Breakthrough in Physics: Researchers Measure Superheated Gold's Temperature

In a groundbreaking study published in the journal Nature on July 23, 2025, researchers at the SLAC National Accelerator Laboratory reported an unprecedented advancement in measuring the temperature of atoms within warm dense matter. Utilizing an innovative technique, the team successfully superheated solid gold to temperatures exceeding theoretical limits, thereby overturning decades of established scientific theory. This research could redefine our understanding of extreme states of matter and has significant implications for various fields, including fusion energy.

The study was co-led by Dr. Tom White, an Associate Professor of Physics at the University of Nevada, Reno, and Dr. Bob Nagler, a staff scientist at SLAC. Their collaborative efforts, alongside researchers from multiple prestigious institutions including Columbia University and Princeton University, culminated in a direct measurement of atomic temperatures in materials subjected to extreme conditions. Nagler noted, "We have good techniques for measuring density and pressure of these systems, but not temperature. This has been a decades-long problem."

The researchers employed a laser to superheat a thin sample of gold, subsequently using ultrabright X-rays from the Linac Coherent Light Source (LCLS) to measure the speed of the vibrating atoms. This method allowed for the first accurate temperature readings in warm dense matter, with the superheated gold reaching an astonishing 19,000 kelvins (33,740 degrees Fahrenheit), far beyond its melting point and the proposed entropy catastrophe limit. White remarked, "We were surprised to find a much higher temperature in these superheated solids than we expected, which disproves a long-standing theory from the 1980s."

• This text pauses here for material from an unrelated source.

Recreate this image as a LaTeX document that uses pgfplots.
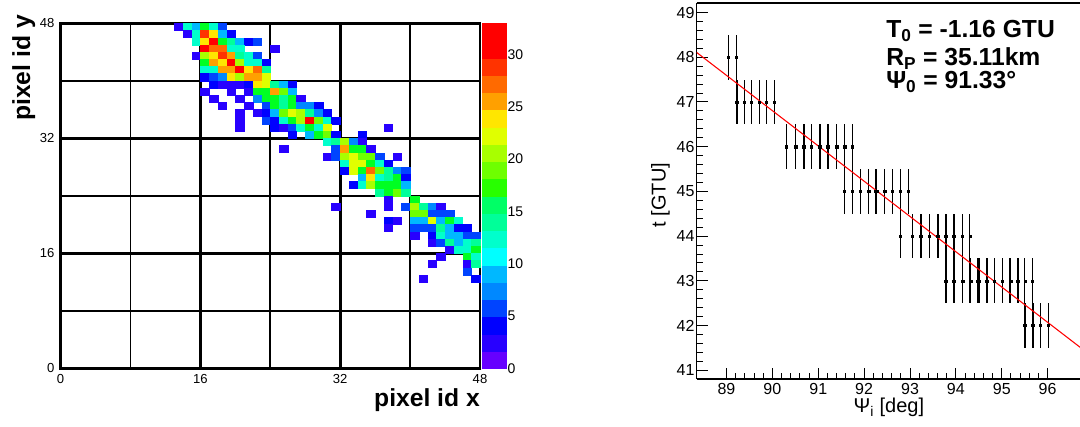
\documentclass[border=0pt]{standalone}
\usepackage{pgfplots}
\pgfplotsset{compat=1.18}
\usepackage{pgfplotstable}
\usepackage{fontspec}
\setmainfont{Liberation Sans}
\setsansfont{Liberation Sans}

\pgfplotsset{
  colormap={rootpal}{
    rgb255=(102,0,255) rgb255=(40,0,255) rgb255=(0,0,255) rgb255=(0,68,255)
    rgb255=(0,136,255) rgb255=(0,184,255) rgb255=(0,255,255) rgb255=(0,255,204)
    rgb255=(0,255,153) rgb255=(0,255,102) rgb255=(0,255,34) rgb255=(40,255,0)
    rgb255=(110,255,0) rgb255=(168,255,0) rgb255=(224,255,0) rgb255=(255,230,0)
    rgb255=(255,160,0) rgb255=(255,106,0) rgb255=(255,51,0) rgb255=(255,0,0)
    rgb255=(255,0,0)
  },
}

% pixel map: x y counts
\pgfplotstableread{
x y c
13.5 47.5 2
14.5 47.5 11
15.5 47.5 9
16.5 47.5 16
17.5 47.5 12
18.5 47.5 6
14.5 46.5 2
15.5 46.5 12
16.5 46.5 29
17.5 46.5 24
18.5 46.5 9
19.5 46.5 4
15.5 45.5 12
16.5 45.5 24
17.5 45.5 32
18.5 45.5 17
19.5 45.5 14
20.5 45.5 9
21.5 45.5 4
22.5 45.5 6
16.5 44.5 31
17.5 44.5 27
18.5 44.5 27
19.5 44.5 12
20.5 44.5 11
24.5 44.5 2
15.5 43.5 2
16.5 43.5 21
17.5 43.5 24
18.5 43.5 29
19.5 43.5 26
20.5 43.5 14
21.5 43.5 12
22.5 43.5 6
16.5 42.5 17
17.5 42.5 26
18.5 42.5 24
19.5 42.5 31
20.5 42.5 21
21.5 42.5 11
22.5 42.5 11
23.5 42.5 4
16.5 41.5 12
17.5 41.5 11
18.5 41.5 26
19.5 41.5 26
20.5 41.5 32
21.5 41.5 24
22.5 41.5 27
23.5 41.5 14
16.5 40.5 4
17.5 40.5 6
18.5 40.5 7
19.5 40.5 24
20.5 40.5 21
21.5 40.5 26
22.5 40.5 26
23.5 40.5 22
17.5 39.5 4
18.5 39.5 2
19.5 39.5 2
20.5 39.5 2
21.5 39.5 4
22.5 39.5 24
23.5 39.5 22
24.5 39.5 14
25.5 39.5 9
26.5 39.5 4
16.5 38.5 2
19.5 38.5 2
21.5 38.5 2
22.5 38.5 16
23.5 38.5 17
24.5 38.5 26
25.5 38.5 19
26.5 38.5 9
17.5 37.5 2
20.5 37.5 2
22.5 37.5 7
23.5 37.5 16
24.5 37.5 17
25.5 37.5 14
26.5 37.5 17
27.5 37.5 2
18.5 36.5 2
21.5 36.5 2
23.5 36.5 6
24.5 36.5 17
25.5 36.5 14
26.5 36.5 17
27.5 36.5 7
28.5 36.5 7
29.5 36.5 4
20.5 35.5 2
22.5 35.5 2
23.5 35.5 4
24.5 35.5 9
25.5 35.5 19
26.5 35.5 22
27.5 35.5 21
28.5 35.5 14
29.5 35.5 7
30.5 35.5 4
20.5 34.5 2
23.5 34.5 6
24.5 34.5 4
25.5 34.5 11
26.5 34.5 16
27.5 34.5 21
28.5 34.5 31
29.5 34.5 19
30.5 34.5 12
31.5 34.5 4
20.5 33.5 2
24.5 33.5 4
25.5 33.5 2
26.5 33.5 6
27.5 33.5 12
28.5 33.5 17
29.5 33.5 11
30.5 33.5 22
37.5 33.5 2
26.5 32.5 4
28.5 32.5 9
29.5 32.5 17
30.5 32.5 19
31.5 32.5 4
34.5 32.5 4
30.5 31.5 11
31.5 31.5 14
32.5 31.5 21
33.5 31.5 7
34.5 31.5 2
25.5 30.5 2
31.5 30.5 6
32.5 30.5 26
33.5 30.5 16
34.5 30.5 16
35.5 30.5 2
30.5 29.5 2
31.5 29.5 6
32.5 29.5 21
33.5 29.5 22
34.5 29.5 19
35.5 29.5 19
36.5 29.5 6
38.5 29.5 2
32.5 28.5 12
33.5 28.5 22
34.5 28.5 22
35.5 28.5 17
36.5 28.5 11
37.5 28.5 4
32.5 27.5 4
33.5 27.5 22
34.5 27.5 17
35.5 27.5 27
36.5 27.5 19
37.5 27.5 14
38.5 27.5 7
39.5 27.5 6
34.5 26.5 9
35.5 26.5 24
36.5 26.5 12
37.5 26.5 14
38.5 26.5 17
39.5 26.5 4
33.5 25.5 4
34.5 25.5 11
35.5 25.5 21
36.5 25.5 17
37.5 25.5 17
38.5 25.5 17
39.5 25.5 9
36.5 24.5 14
37.5 24.5 17
38.5 24.5 19
39.5 24.5 14
37.5 23.5 2
40.5 23.5 16
31.5 22.5 2
37.5 22.5 2
39.5 22.5 6
40.5 22.5 21
41.5 22.5 14
42.5 22.5 7
43.5 22.5 2
35.5 21.5 2
40.5 21.5 19
41.5 21.5 19
42.5 21.5 6
43.5 21.5 6
44.5 21.5 6
37.5 20.5 4
38.5 20.5 2
40.5 20.5 9
41.5 20.5 9
42.5 20.5 22
43.5 20.5 9
44.5 20.5 17
45.5 20.5 12
37.5 19.5 2
40.5 19.5 6
41.5 19.5 6
42.5 19.5 6
43.5 19.5 14
44.5 19.5 9
45.5 19.5 4
46.5 19.5 4
40.5 18.5 2
42.5 18.5 4
43.5 18.5 11
44.5 18.5 9
45.5 18.5 9
46.5 18.5 6
47.5 18.5 6
42.5 17.5 2
43.5 17.5 6
44.5 17.5 14
45.5 17.5 9
46.5 17.5 11
47.5 17.5 14
44.5 16.5 2
45.5 16.5 12
46.5 16.5 11
47.5 16.5 17
43.5 15.5 2
46.5 15.5 16
47.5 15.5 12
42.5 14.5 2
46.5 14.5 2
47.5 14.5 14
46.5 13.5 6
41.5 12.5 2
47.5 12.5 4
}\heat

% time vs angle points
\pgfplotstableread{
x y ey
89.047 48 0.5
89.213 48 0.5
89.213 47 0.5
89.231 47 0.5
89.387 47 0.5
89.548 47 0.5
89.708 47 0.5
89.716 47 0.5
89.867 47 0.5
90.041 47 0.5
90.311 46 0.5
90.492 46 0.5
90.510 46 0.5
90.673 46 0.5
90.691 46 0.5
90.847 46 0.5
90.855 46 0.5
91.031 46 0.5
91.039 46 0.5
91.205 46 0.5
91.213 46 0.5
91.386 46 0.5
91.404 46 0.5
91.560 46 0.5
91.578 46 0.5
91.735 46 0.5
91.560 45 0.5
91.568 45 0.5
91.735 45 0.5
91.909 45 0.5
91.917 45 0.5
92.083 45 0.5
92.101 45 0.5
92.240 45 0.5
92.258 45 0.5
92.276 45 0.5
92.432 45 0.5
92.450 45 0.5
92.612 45 0.5
92.620 45 0.5
92.787 45 0.5
92.970 45 0.5
92.781 44 0.5
92.789 44 0.5
93.058 44 0.5
93.232 44 0.5
93.250 44 0.5
93.413 44 0.5
93.421 44 0.5
93.594 44 0.5
93.612 44 0.5
93.777 44 0.5
93.795 44 0.5
93.951 44 0.5
93.969 44 0.5
94.132 44 0.5
94.140 44 0.5
94.306 44 0.5
93.777 43 0.5
93.785 43 0.5
93.951 43 0.5
93.969 43 0.5
94.132 43 0.5
94.150 43 0.5
94.306 43 0.5
94.324 43 0.5
94.469 43 0.5
94.487 43 0.5
94.505 43 0.5
94.662 43 0.5
94.680 43 0.5
94.836 43 0.5
94.844 43 0.5
95.010 43 0.5
95.018 43 0.5
95.178 43 0.5
95.196 43 0.5
95.346 43 0.5
95.354 43 0.5
95.505 43 0.5
95.664 43 0.5
95.490 42 0.5
95.508 42 0.5
95.664 42 0.5
95.682 42 0.5
95.839 42 0.5
95.847 42 0.5
96.022 42 0.5
}\psidata

\begin{document}
\begin{tikzpicture}
\useasboundingbox (0,0) rectangle (810pt,319.5pt);

% ---------------- left: pixel map ----------------
\begin{axis}[
  at={(45.4pt,43.35pt)}, anchor=south west,
  scale only axis, width=314.6pt, height=258.75pt,
  xmin=0, xmax=48, ymin=0, ymax=48,
  clip=false,
  xtick={0,8,...,48}, ytick={0,8,...,48},
  xticklabels={0,,16,,32,,48}, yticklabels={0,,16,,32,,48},
  major tick length=0pt,
  axis line style={draw=none},
  /pgf/number format/assume math mode=true,
  tick label style={font=\fontsize{9.8}{11}\selectfont},
  xticklabel style={yshift=-1pt},
  yticklabel style={xshift=-1pt},
  xlabel={pixel id x}, ylabel={pixel id y},
  xlabel style={at={(axis description cs:1,0)}, anchor=north east, inner sep=0pt, yshift=-14.8pt, font=\fontsize{18.5}{20}\selectfont\bfseries},
  ylabel style={at={(axis description cs:-0.1157,1.024)}, rotate=0, anchor=north east, inner sep=0pt, font=\fontsize{18.5}{20}\selectfont\bfseries},
  colormap name=rootpal, colormap access=piecewise constant,
  point meta min=0, point meta max=33,
]
\addplot[scatter, only marks, mark=square*, mark size=3.2pt,
  point meta=explicit,
  mark options={yscale=0.8225, line width=0.15pt},
  scatter/use mapped color={draw=mapped color, fill=mapped color}]
  table[x=x, y=y, meta=c] {\heat};
% pixel grid (MAPMT and EC boundaries)
\draw[black, line width=1.2pt] (axis cs:8,0) -- (axis cs:8,48);
\draw[black, line width=1.2pt] (axis cs:24,0) -- (axis cs:24,48);
\draw[black, line width=1.2pt] (axis cs:40,0) -- (axis cs:40,48);
\draw[black, line width=1.2pt] (axis cs:0,8) -- (axis cs:48,8);
\draw[black, line width=1.2pt] (axis cs:0,24) -- (axis cs:48,24);
\draw[black, line width=1.2pt] (axis cs:0,40) -- (axis cs:48,40);
\draw[black, line width=2.1pt] (axis cs:16,0) -- (axis cs:16,48);
\draw[black, line width=2.1pt] (axis cs:32,0) -- (axis cs:32,48);
\draw[black, line width=2.1pt] (axis cs:0,16) -- (axis cs:48,16);
\draw[black, line width=2.1pt] (axis cs:0,32) -- (axis cs:48,32);
\draw[black, line width=2.1pt] (axis cs:0,0) rectangle (axis cs:48,48);
\end{axis}

% ---------------- colour scale ----------------
\begin{axis}[
  at={(361.3pt,43.35pt)}, anchor=south west,
  scale only axis, width=18.2pt, height=258.75pt,
  xmin=0, xmax=1, ymin=0, ymax=33,
  hide x axis, axis y line*=right,
  axis line style={draw=none},
  ytick={0,5,...,30},
  tick align=inside, major tick length=8pt,
  major tick style={black, line width=0.8pt},
  axis on top,
  /pgf/number format/assume math mode=true,
  yticklabel style={font=\fontsize{10.5}{12}\selectfont, inner xsep=1pt},
  colormap name=rootpal, colormap access=piecewise constant,
  point meta min=0, point meta max=33,
]
\addplot[scatter, only marks, mark=square*, mark size=9.1pt,
  point meta=y,
  mark options={yscale=0.7108, line width=0.15pt},
  scatter/use mapped color={draw=mapped color, fill=mapped color}]
  coordinates {(0.5,0.825) (0.5,2.475) (0.5,4.125) (0.5,5.775) (0.5,7.425)
  (0.5,9.075) (0.5,10.725) (0.5,12.375) (0.5,14.025) (0.5,15.675)
  (0.5,17.325) (0.5,18.975) (0.5,20.625) (0.5,22.275) (0.5,23.925)
  (0.5,25.575) (0.5,27.225) (0.5,28.875) (0.5,30.525) (0.5,32.175)};
\end{axis}

% ---------------- right: time vs angle ----------------
\begin{axis}[
  at={(522.5pt,35.25pt)}, anchor=south west,
  scale only axis, width=288.2pt, height=282.2pt,
  xmin=88.350, xmax=96.726, ymin=40.805, ymax=49.22,
  xtick={89,...,96}, ytick={41,...,49},
  minor x tick num=4, minor y tick num=4,
  tick align=inside, tick pos=left,
  major tick length=8.5pt, minor tick length=4.5pt,
  separate axis lines,
  axis line style={line width=1.2pt},
  tick style={black, line width=0.75pt},
  /pgf/number format/assume math mode=true,
  tick label style={font=\fontsize{12}{14}\selectfont},
  yticklabel style={inner xsep=1.5pt},
  xlabel={Ψ\textsubscript{i} [deg]}, ylabel={t [GTU]},
  xlabel style={at={(axis description cs:0.5,0)}, anchor=north, inner sep=0pt, yshift=-14.2pt, font=\fontsize{15}{17}\selectfont},
  ylabel style={at={(axis description cs:-0.0695,0.489)}, anchor=south, inner sep=0pt, font=\fontsize{15}{17}\selectfont},
]
\addplot[black, only marks, mark=square*, mark size=0.8pt,
  error bars/.cd, y dir=both, y explicit,
  error bar style={black, line width=0.65pt}, error mark=none]
  table[x=x, y=y, y error=ey] {\psidata};
\addplot[red, line width=0.8pt] coordinates {(88.350,48.108) (96.726,41.500)};
\end{axis}

\node[anchor=base west, inner sep=0pt, font=\fontsize{18.5}{20}\selectfont\bfseries] at (664.5pt,291.2pt) {T\textsubscript{0} = -1.16 GTU};
\node[anchor=base west, inner sep=0pt, font=\fontsize{18.5}{20}\selectfont\bfseries] at (664.5pt,270.7pt) {R\textsubscript{P} = 35.11km};
\node[anchor=base west, inner sep=0pt, font=\fontsize{18.5}{20}\selectfont\bfseries] at (664.5pt,253.3pt) {Ψ\textsubscript{0} = 91.33°};
\end{tikzpicture}
\end{document}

The concept of the entropy catastrophe suggests that materials can only be heated to a certain point before they undergo a phase change, such as melting or boiling. However, this research indicates that rapid heating—achieved in trillionths of a second—can allow materials to maintain their solid state even at extreme temperatures. This finding challenges preconceived notions in the field of thermodynamics and opens new avenues for research into the behavior of materials under extreme conditions.

According to Dr. Siegfried Glenzer, director of the High Energy Density Science division at SLAC, this innovative temperature measurement technique places LCLS at the forefront of laser-heated matter research. He stated, "This work is crucial for advancing high energy density science and transformative applications like inertial fusion."

The implications of this research extend beyond theoretical physics; they hold promise for practical applications in energy. Nagler expressed enthusiasm for the potential of this technique in inertial fusion energy research, crucial for developing sustainable energy sources. He stated, "To design useful targets in fusion reactors, we need to know the temperatures at which they will undergo important state changes. Now, we finally have a way to make those measurements."

The findings from this study not only enhance our understanding of superheated materials but also suggest that researchers may have been inadvertently exceeding the entropy catastrophe limit for years, due to the lack of reliable temperature measurement methods. This revelation underscores the importance of continued innovation in experimental techniques and the potential for new discoveries in the field of material science.

As the research community continues to explore the implications of these findings, it is clear that the measurement of atomic temperatures in warm dense matter represents a significant leap forward in both theoretical and applied physics. This breakthrough may lead to further advancements in energy technology and deepen our understanding of the fundamental properties of matter under extreme conditions.